As with any large multi-authored volume, there are some inevitable variations in the quality of the many contributions to A Companion to the Ancient Greek Language, but overall the chapters are of a very high standard and arranged according to a logical overarching structure that, along with the lengthy index, will aid any reader in locating the particular discussion for which they might be searching. The ‘further reading’ sections included by each author are also of great value to the curious scholar. The book’s general aim of comprehensiveness (p. 2) could perhaps have been better served if there were more, and more detailed, cross-reference between the individual chapters, and the overall coherence is to some extent impaired by the variation in structure within those chapters, in particular the apparently arbitrary decision made by each author as to whether to end with a concluding section or whether simply to stop mid-flow (especially noticeable when reading the book continuously from beginning to end). As a result of this last phenomenon, the unnecessarily mysterious last sentence of the book is ‘“What impelled you to [make] this choice?”’ (p. 587; a translation included in a linguistic survey of modern Greek usage)!

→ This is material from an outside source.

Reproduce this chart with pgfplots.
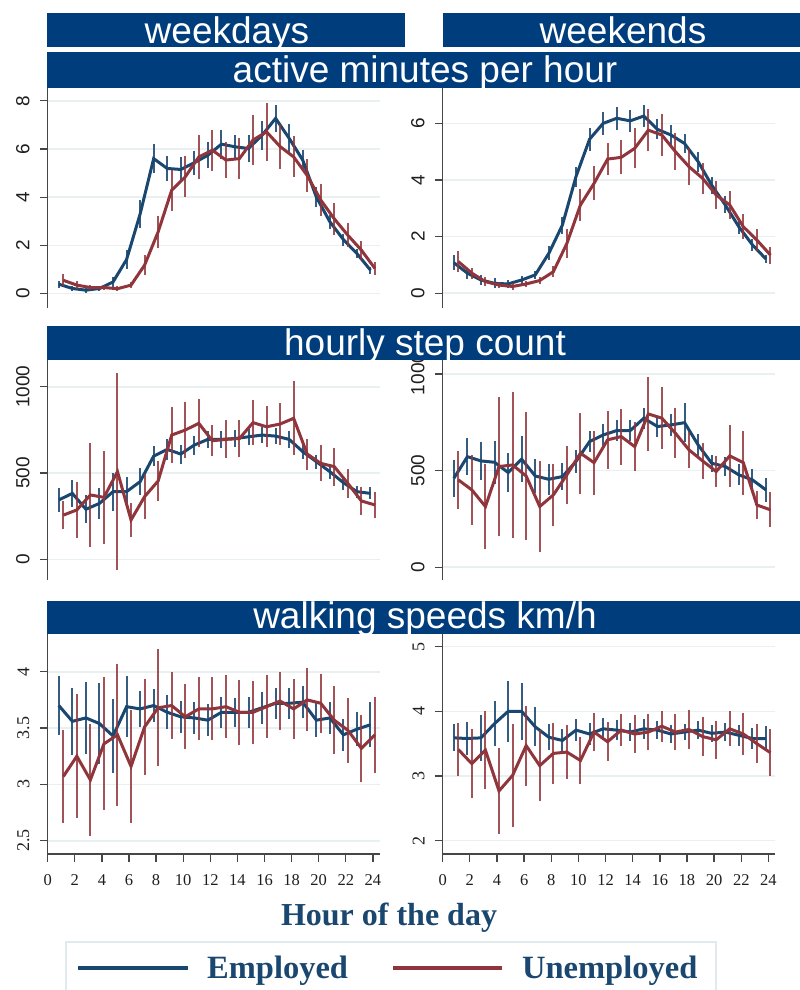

A few imperfections aside, however, it must be said that this volume is an excellent resource, in particular for linguists and philologists, but is also accessible to anyone with an interest in the ancient Greek language, whether that interest is historical or literary. As Willi concludes in his chapter on register variation, ‘we can... enjoy a cake without knowing the ingredients that went into it. A true connoisseur, however, will want to know. In other words, we cannot truly understand and appreciate Greek literary culture without understanding how the texts that constitute it work’ (p. 310). This is a book for connoisseurs.


[[1]] A recent critique appears in P.M. Steele, A Linguistic History of Cyprus: The Non-Greek Languages, and their Relations with Greek, c.1600- 300 BC(Cambridge forthcoming). Woodard’s argument regarding Cyprus is presented in full in R.D. Woodard, Greek Writing from Knossos to Homer: A Linguistic Interpretation of the Origin of the Greek Alphabet and the Continuity of Ancient Greek Literacy (New York and Oxford 1997).

[[2]] For an overview, see J. Driessen, ‘Chronology of the Linear B texts’ in Duhoux, Y. and Morpurgo Davies, A. (edd.), A Companion to Linear B. Mycenaean Greek Texts and their World (Louvain- la-Neuve 2008) 69-79.

[[3]] This view recalls the argument presented in P.G. Van Alfen, ‘The Linear B Inscribed Stirrup Jars as Links in an Administrative Chain’, Minos 31/32 (1996/7) 251-274. For a critique see P.M. Steele, ‘A Comparative Look at Mycenaean and Near Eastern Bureaucracies: ‘Bilateral’ Documentation in the Linear B Archives?’, Kadmos 47 (2008) 41f.

[[4]] The clearest and most concise recent account is to be found in the second edition of G. Horrocks, Greek: A History of the Language and its Speakers (Oxford 2010) 9-41, with bibliography.

[[5]] G. Horrocks, Greek: A History of the Language and its Speakers (Oxford (2010[2]).